While personal loans and medium amount loans don’t offer guaranteed approval, there are steps you can take to help increase the likelihood of your application being approved, including:

  • Fulfilling the eligibility criteria (providing ID, proof of residency, proof of income etc.)
  • Checking your credit history (you can order one free copy of your credit file per year, and make sure that there aren’t any errors that may be bringing down your credit score)
  • Comparing carefully before applying (making multiple loan applications can mean having your credit checked multiple times, which can look bad to some lenders and reduce your chances of being approved by them)

What is a savings account?

A savings account is a type of bank account in which you earn interest on the money you deposit. This makes it one of the easiest and safest investment tools.

Can I overdraft my savings account?

A lot of savings accounts won’t let you overdraw. Some will allow this feature but you’ll need to apply first. It’s best to read the fine print and check with your lender whether this is a feature they offer. It can be a helpful addition, but as your lender can charge you a fee as well as interest for going into negative numbers, it’s best to avoid overdrafting when possible.

How to open a savings account for my child?

Some banks and financial institutions allow parents to open a bank account for their child as soon as it is born, and start depositing funds to go towards the child’s future.

Children’s savings accounts generally don’t have fees, and are structured to help develop positive financial habits by limiting withdrawals, encouraging regular deposits, and earning interest on the savings, similarly to standard savings accounts.

Can you set up a savings account online?

Yes. Several large and small banks offer online applications for savings accounts, and there are also online-only financial institutions to consider.

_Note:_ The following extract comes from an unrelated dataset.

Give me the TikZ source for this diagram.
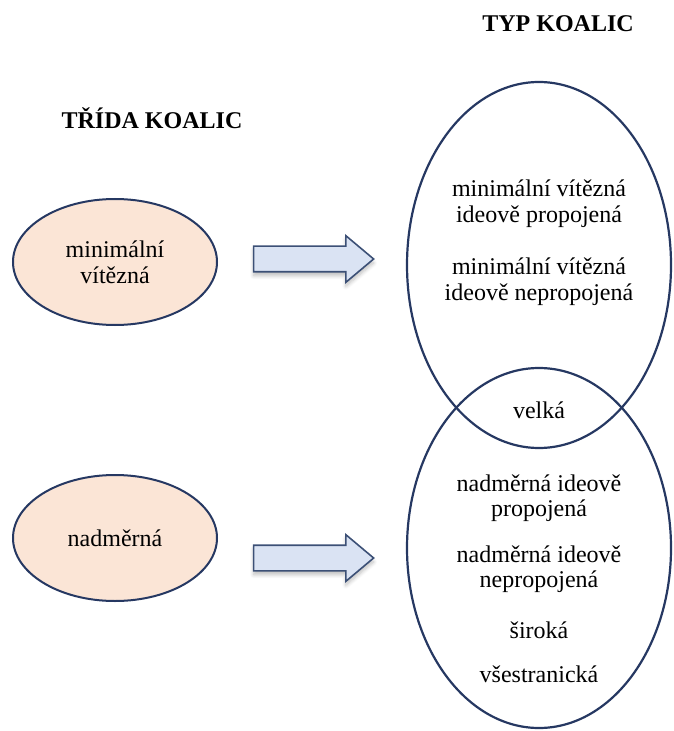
\documentclass[tikz,border=0pt]{standalone}
\usepackage{fontspec}
\setmainfont{Liberation Serif}
\usetikzlibrary{shapes, shapes.geometric, shapes.arrows}
\usetikzlibrary{shadows, shadows.blur}
\definecolor{navy}{RGB}{38,56,98}
\definecolor{peach}{RGB}{251,229,214}
\definecolor{paleblue}{RGB}{218,227,243}
\definecolor{arrowedge}{RGB}{60,80,118}
\tikzset{
    classE/.style={draw=navy, line width=1pt, fill=peach, ellipse, inner sep=0pt,
        minimum width=102pt, minimum height=63pt, align=center},
    typeE/.style={draw=navy, line width=1.1pt, ellipse, inner sep=0pt,
        minimum width=132pt},
    blockA/.style={draw=arrowedge, line width=0.8pt, fill=paleblue, single arrow,
        shape border rotate=0, inner xsep=0pt, inner ysep=6pt, minimum height=60pt,
        single arrow head extend=5.25pt, single arrow tip angle=80,
        blur shadow={shadow xshift=0pt, shadow yshift=-2pt, shadow blur steps=6, shadow opacity=25}},
    title/.style={font=\fontsize{12}{13}\selectfont\bfseries},
    label/.style={align=center, inner sep=0pt, font=\fontsize{12}{12.8}\selectfont}
}
\begin{document}
\begin{tikzpicture}[x=0.5pt, y=-0.5pt]
    \useasboundingbox (0,0) rectangle (673,731);
    \def \cx {539}
    % headings
    \node[title] (typ) at (558, 24) {TYP KOALIC};
    \node[title] (trida) at (152, 118) {TŘÍDA KOALIC};
    % class of coalition
    \node[classE, font=\fontsize{12}{12.8}\selectfont] (minv) at (115, 262) {minimální\\vítězná};
    \node[classE, font=\fontsize{12}{12.8}\selectfont] (nadm) at (115, 538) {nadměrná};
    \node[blockA] (arr1) at (306, 259) {};
    \node[blockA] (arr2) at (306, 558) {};
    % type of coalition
    \node[typeE, minimum height=183pt] (upper) at (\cx, 265) {};
    \node[typeE, minimum height=180pt] (lower) at (\cx, 548) {};
    \node[label] (t1) at (\cx, 204) {minimální vítězná\\ideově propojená};
    \node[label] (t2) at (\cx, 282) {minimální vítězná\\ideově nepropojená};
    \node[label] (t3) at (\cx, 410) {velká};
    \node[label] (t4) at (\cx, 498) {nadměrná ideově\\propojená};
    \node[label] (t5) at (\cx, 569) {nadměrná ideově\\nepropojená};
    \node[label] (t6) at (\cx, 630) {široká};
    \node[label] (t7) at (\cx, 674) {všestranická};
\end{tikzpicture}
\end{document}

Online-only savings accounts are often less expensive than other savings accounts, though they may not offer the same flexibility, features, or face-to-face service as more traditional savings accounts.

Can you direct deposit to a savings account?

Yes. You can make one off payments or set up regular direct deposits into a savings account. This can be organised easily through online banking or by making deposits in a branch. Talk to your lender to find out the easiest way for you to set up direct deposits.

How do I open a savings account?

Opening a savings account is a relatively simple process. If you’ve found an account with a suitable interest rate, you’ll just need to get in contact with your chosen lender via a branch, phone call or hop online to begin the process. 

You may be required to provide:

  • Personal details, including identification (driver’s license, passport etc.)
  • Tax file number
  • Employment details

Can you have a joint savings account?

Yes. Joint savings accounts can be useful for two or more people wanting to combine their savings to meet shared financial goals, including spouses, flatmates and business partners.

Some joint savings accounts require all parties to sign before they can access the money. While less convenient, this extra security can help encourage all parties to meet their shared financial goals.

Other joint savings accounts allow any of the account holders to access the money. These accounts can be convenient for financially responsible couples that trust one another implicitly. 

How much money should I have in my savings account?

A good rule of thumb when working out a minimum balance for your savings account is to make sure that you’ll earn more in annual interest on your savings than what you’ll be charged in annual fees.

If you’re saving with a specific goal in mind, prepare a budget so the interest you earn on your deposits will help you efficiently reach this goal. Online financial calculators may be helpful here.